O mais recente lançamento da Pixar, “Luca” (2021), dirigido pelo cineasta e ilustrador italiano Enrico Casarosa em seu primeiro longa-metragem como diretor, é um belo filme sobre amadurecimento, superação do medo pelo desconhecido e aceitação das diferenças em vários sentidos. Embora não seja uma obra-prima, é um filme que, com sua simplicidade, conversa tanto com o público infantil quanto o adulto.

O enredo segue o monstro-marinho Luca (Jacob Tremblay) que vive com a família em uma caverna no fundo do mar. O jovem possui grande interesse pelo mundo humano e isso acaba servindo de base para todo o desenrolar da trama. Aqui se tem uma breve semelhança com Ariel, de “A Pequena Sereia” (1989), em que a protagonista também possui bastante apreço por objetos jogados ao mar pelos humanos e grande curiosidade pelo mundo terrestre. Assim como o pai de Ariel, a mãe de Luca, Daniela (Maya Rudolph), e seu pai, Lorenzo (Jim Gaffigan), estão bastante preocupados com a inclinação do protagonista pelo desconhecido. Durante uma de suas explorações, Luca conhece Alberto (Jack Dylan Grazer), outro monstro-marinho que pode curiosamente se transformar em humano sempre que sua pele fica seca.

Logo, Luca descobre que também possui a habilidade de se transformar em humano da mesma forma e, maravilhado pela recente descoberta (e pelo mais novo amigo), começa passar horas do dia experimentando a vida terrena. Momentos que são vivenciados sempre com muita diversão e alegria graças a rápida conexão de amizade que os garotos tiveram entre si. Entretanto, com a descoberta dessa aventura pelos pais, Luca junto com seu mais novo amigo parte em uma missão para conseguir uma moto Vespa para poder fugir e conhecer novos mundos. É possível observar uma outra referência bem sutil com as animações do Hayao Miyazaki com seus pontos de partidas simples, mas, desenvolvidas com complexidade. E, principalmente, com o cenário e elementos semelhantes a “Ponyo” (2008) – animação que narra a história de amizade entre um garoto e uma menina-peixe que é encantada pela vida fora do mar.

 ENCONTRAR BOAS PESSOAS

Apesar de ser voltada mais para o cartoon, a animação é de um excelente nível técnico dos padrões do estúdio. É fascinante ver a Pixar adotando novos estilos de animação, sem nunca perder a essência. A trilha sonora ajuda a construir todo esse cenário de um vilarejo italiano, além de dosar as cenas de tensão do imaginário popular acerca de monstros da mitologia marinha.
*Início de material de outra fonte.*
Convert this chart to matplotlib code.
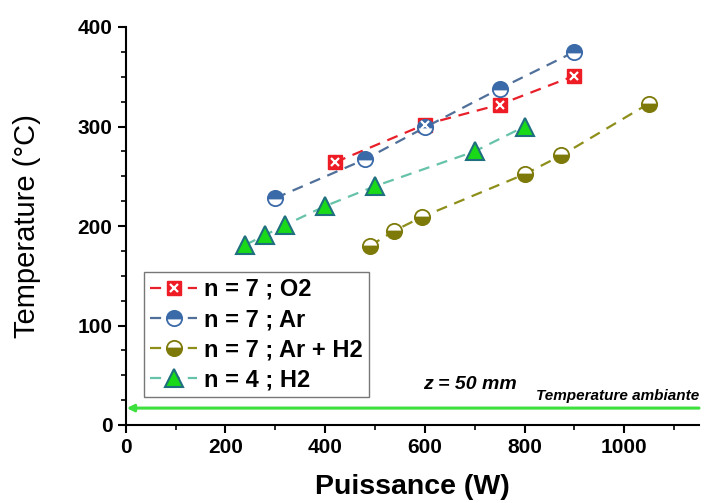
import matplotlib
matplotlib.use("Agg")
import matplotlib.pyplot as plt
from matplotlib.ticker import MultipleLocator
from matplotlib.legend_handler import HandlerTuple

plt.rcParams['font.family'] = ['Liberation Sans', 'DejaVu Sans']
plt.rcParams['font.weight'] = 'bold'

# Data
o2_x = [420, 600, 750, 900]
o2_y = [264, 302, 322, 351]
ar_x = [300, 480, 600, 750, 900]
ar_y = [228, 267, 299, 338, 375]
arh2_x = [490, 538, 594, 800, 874, 1049]
arh2_y = [180, 195, 209, 252, 271, 323]
h2_x = [240, 280, 320, 400, 500, 700, 800]
h2_y = [181, 191, 201, 220, 240, 275, 300]
t_amb = 17

labels = ['n = 7 ; O2', 'n = 7 ; Ar', 'n = 7 ; Ar + H2', 'n = 4 ; H2']

fig = plt.figure(figsize=(7.06, 5.03), dpi=100)
ax = fig.add_axes([125.7/706, 78/503, 573.3/706, 398/503])

dash = (5, 3.5)
l1, = ax.plot(o2_x, o2_y, color='#e8202a', lw=1.6, dashes=dash,
              marker='s', ms=10, mfc='#ee1c25', mec='#ee1c25', zorder=3)
x1, = ax.plot(o2_x, o2_y, ls='none', marker='x', ms=6, mew=1.6, mec='white', zorder=4)
l2, = ax.plot(ar_x, ar_y, color='#50709a', lw=1.6, dashes=dash,
              marker='o', ms=11, fillstyle='top', mfc='#3b6aa8', mfcalt='white',
              mec='#3b6aa8', mew=1.3, zorder=3)
l3, = ax.plot(arh2_x, arh2_y, color='#8e8e1a', lw=1.6, dashes=dash,
              marker='o', ms=11, fillstyle='bottom', mfc='#7d7a0a', mfcalt='white',
              mec='#7d7a0a', mew=1.3, zorder=3)
l4, = ax.plot(h2_x, h2_y, color='#66c2a8', lw=1.6, dashes=dash,
              marker='^', ms=13, mfc='#19d919', mec='#1f6f7f', mew=1.5, zorder=3)

ax.annotate('', xy=(2, t_amb), xytext=(1150, t_amb),
            arrowprops=dict(arrowstyle='-|>', color='#3ee03e', lw=2.2,
                            mutation_scale=10, shrinkA=0, shrinkB=0))
ax.text(690, 41, 'z = 50 mm', fontsize=14, fontstyle='italic', fontweight='bold',
        ha='center', va='center')
ax.text(1150, 29, 'Temperature ambiante', fontsize=11, fontstyle='italic',
        fontweight='bold', ha='right', va='center')

ax.set_xlim(0, 1150)
ax.set_ylim(0, 400)
ax.xaxis.set_major_locator(MultipleLocator(200))
ax.xaxis.set_minor_locator(MultipleLocator(100))
ax.yaxis.set_major_locator(MultipleLocator(100))
ax.yaxis.set_minor_locator(MultipleLocator(25))
ax.tick_params(which='major', length=6, width=1.5, labelsize=15, direction='out')
ax.tick_params(which='minor', length=3.5, width=1.2, direction='out')
for lab in ax.get_xticklabels() + ax.get_yticklabels():
    lab.set_fontweight('bold')
ax.spines['top'].set_visible(False)
ax.spines['right'].set_visible(False)
ax.spines['left'].set_linewidth(1.5)
ax.spines['bottom'].set_linewidth(1.5)

ax.set_xlabel('Puissance (W)', fontsize=20.5, fontweight='bold', labelpad=12)
ax.set_ylabel('Temperature (°C)', fontsize=21, fontweight='medium', labelpad=26)

leg = ax.legend([(l1, x1), l2, l3, l4], labels,
                handler_map={tuple: HandlerTuple(ndivide=1)},
                loc='lower left', bbox_to_anchor=(0.032, 0.07),
                prop={'weight': 'bold', 'size': 17},
                frameon=True, fancybox=False, edgecolor='#555555',
                handlelength=2.0, handletextpad=0.3, borderpad=0.25,
                labelspacing=0.3, borderaxespad=0)
leg.get_frame().set_linewidth(1.0)

fig.savefig('out.png', dpi=100)
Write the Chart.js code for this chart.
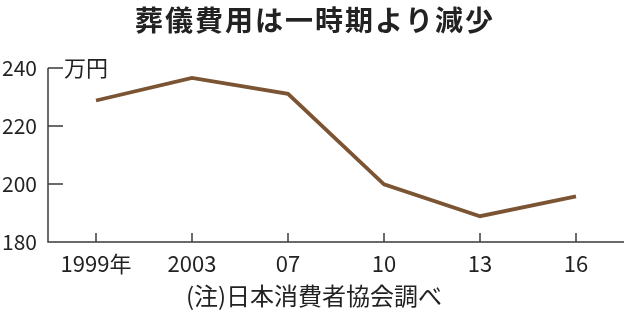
<!DOCTYPE html>
<html>
<head>
<meta charset="utf-8">
<script src="https://cdn.jsdelivr.net/npm/chart.js@4/dist/chart.umd.min.js"></script>
<style>
  html, body { margin: 0; padding: 0; background: #fff; }
  #wrap { position: relative; width: 630px; height: 331px; }
</style>
</head>
<body>
<div id="wrap"><canvas id="cjs" width="630" height="331"></canvas></div>
<script>
// データ（日本消費者協会調べ）
const years = ['1999年', '2003', '07', '10', '13', '16'];
const funeralCost = [228.8, 236.6, 231.1, 199.9, 188.9, 195.7];
const yTicks = [180, 200, 220, 240];

const title = '葬儀費用は一時期より減少';
const unit = '万円';
const source = '(注)日本消費者協会調べ';

const numFont = "'Noto Sans CJK JP', sans-serif";
const jpFont = "'Noto Sans CJK JP', sans-serif";
const axisColor = '#3a3a3a';

// 内向きの目盛りと文字を描く
const decoPlugin = {
    id: 'deco',
    afterDraw(chart) {
        const ctx = chart.ctx;
        const x = chart.scales.x, y = chart.scales.y;
        const area = chart.chartArea;
        ctx.save();
        ctx.strokeStyle = axisColor;
        ctx.lineWidth = 1.5;
        ctx.beginPath();
        // 縦軸・横軸
        ctx.moveTo(area.left, area.top);
        ctx.lineTo(area.left, area.bottom);
        ctx.lineTo(area.right, area.bottom);
        // y目盛り
        yTicks.forEach(v => {
            if (v === 180) return;
            const py = y.getPixelForValue(v);
            ctx.moveTo(area.left, py);
            ctx.lineTo(area.left + 15, py);
        });
        // x目盛り
        years.forEach((c, i) => {
            const px = x.getPixelForTick(i);
            ctx.moveTo(px, area.bottom);
            ctx.lineTo(px, area.bottom - 9);
        });
        ctx.stroke();

        ctx.fillStyle = '#222';
        ctx.textBaseline = 'middle';
        ctx.textAlign = 'center';
        ctx.font = 'bold 28px ' + jpFont;
        ctx.letterSpacing = '2px';
        ctx.fillText(title, 315, 20);
        ctx.letterSpacing = '0px';

        ctx.textAlign = 'left';
        ctx.font = '22px ' + jpFont;
        ctx.fillText(unit, 64, area.top);

        ctx.textAlign = 'center';
        ctx.font = '24px ' + jpFont;
        ctx.fillText(source, 314, 296);
        ctx.restore();
    }
};

const config = {
    type: 'line',
    data: {
        labels: years,
        datasets: [{
            label: '葬儀費用',
            data: funeralCost,
            borderColor: '#7b5434',
            borderWidth: 3.8,
            pointRadius: 0,
            tension: 0,
            fill: false
        }]
    },
    options: {
        responsive: false,
        animation: false,
        layout: { padding: { left: 0, right: 6, top: 68, bottom: 49 } },
        plugins: { legend: { display: false }, tooltip: { enabled: false } },
        scales: {
            x: {
                type: 'category',
                offset: true,
                grid: { display: false, drawTicks: false },
                border: { display: false },
                ticks: {
                    color: '#222',
                    padding: 8,
                    maxRotation: 0,
                    font: { family: numFont, size: 22 }
                },
                afterFit: s => { s.height = 40; }
            },
            y: {
                min: 180,
                max: 240,
                grid: { display: false, drawTicks: false },
                border: { display: false },
                afterBuildTicks: s => { s.ticks = yTicks.map(v => ({ value: v })); },
                ticks: {
                    color: '#222',
                    padding: 11,
                    font: { family: numFont, size: 21 }
                },
                afterFit: s => { s.width = 48; }
            }
        }
    },
    plugins: [decoPlugin]
};

const myChart = new Chart(document.getElementById('cjs'), config);
</script>
</body>
</html>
Com a energia trazida pela amizade genuína entre Luca, Alberto e, em seguida, pelo surgimento da jovem humana Giulia (Emma Berman), o filme traz cenas divertidas de um verão italiano inseridas em belas paisagens arrebatadoras. O roteiro de Jesse Andres e Mike Jones – este último que também co-escreveu “Soul” (2020) – certamente não é inovador. A forma como os conflitos são resolvidos acaba trazendo uma sensação de que o desenvolvimento dos personagens poderia ter sido mais bem trabalhado. Luca e Alberto poderiam testemunhar situações mais perigosas, como é destacado em vários momentos durante o filme, mas que acabaram ficando em segundo plano. Isso resulta em um desfecho resolvido de forma muito fácil. Porém, a simplicidade da história atrelada à mensagem que a animação busca contar permite ao espectador se envolver e aproveitar cada minuto das aventuras.

Em um contexto em que a sociedade contemporânea retrocede cada vez mais, permitindo o surgimento de pré-julgamentos do que é diferente e desconhecido, “Luca” levanta a reflexão de que as pessoas devem deixar os preconceitos de lado e permitir-se conhecer novas formas de mundo, novos horizontes. Ideia reforçada pelo diálogo da família do protagonista nos minutos finais do filme.

“- O que ele fez hoje foi incrível. Mas, não podemos deixar que ele fique neste mundo, podemos?

– Algumas pessoas nunca vão aceitá-lo. Mas outras vão. E parece que ele sabe encontrar as pessoas boas”.

Enquanto “Soul” é pura reflexão, “Luca” é pura diversão. A história, concisa, conecta o público de qualquer idade com os personagens calorosos e divertidos. A temática contemporânea de inclusão e diferenças sociais é pincelada de forma sutil, mas que fundamenta toda a trajetória dos eventos que acontecem na animação. Não há profundidade emocional ou intelectual como em animações anteriores da Pixar, mas o filme não deixa de provocar certo impacto e reflexão a quem assiste. “Luca “não é inovador e nem precisa ser. A junção dos personagens, qualidade técnica, cenário, trilha e todos os elementos da animação fica bem evidente que os realizadores depositaram todo a sua dedicação no filme.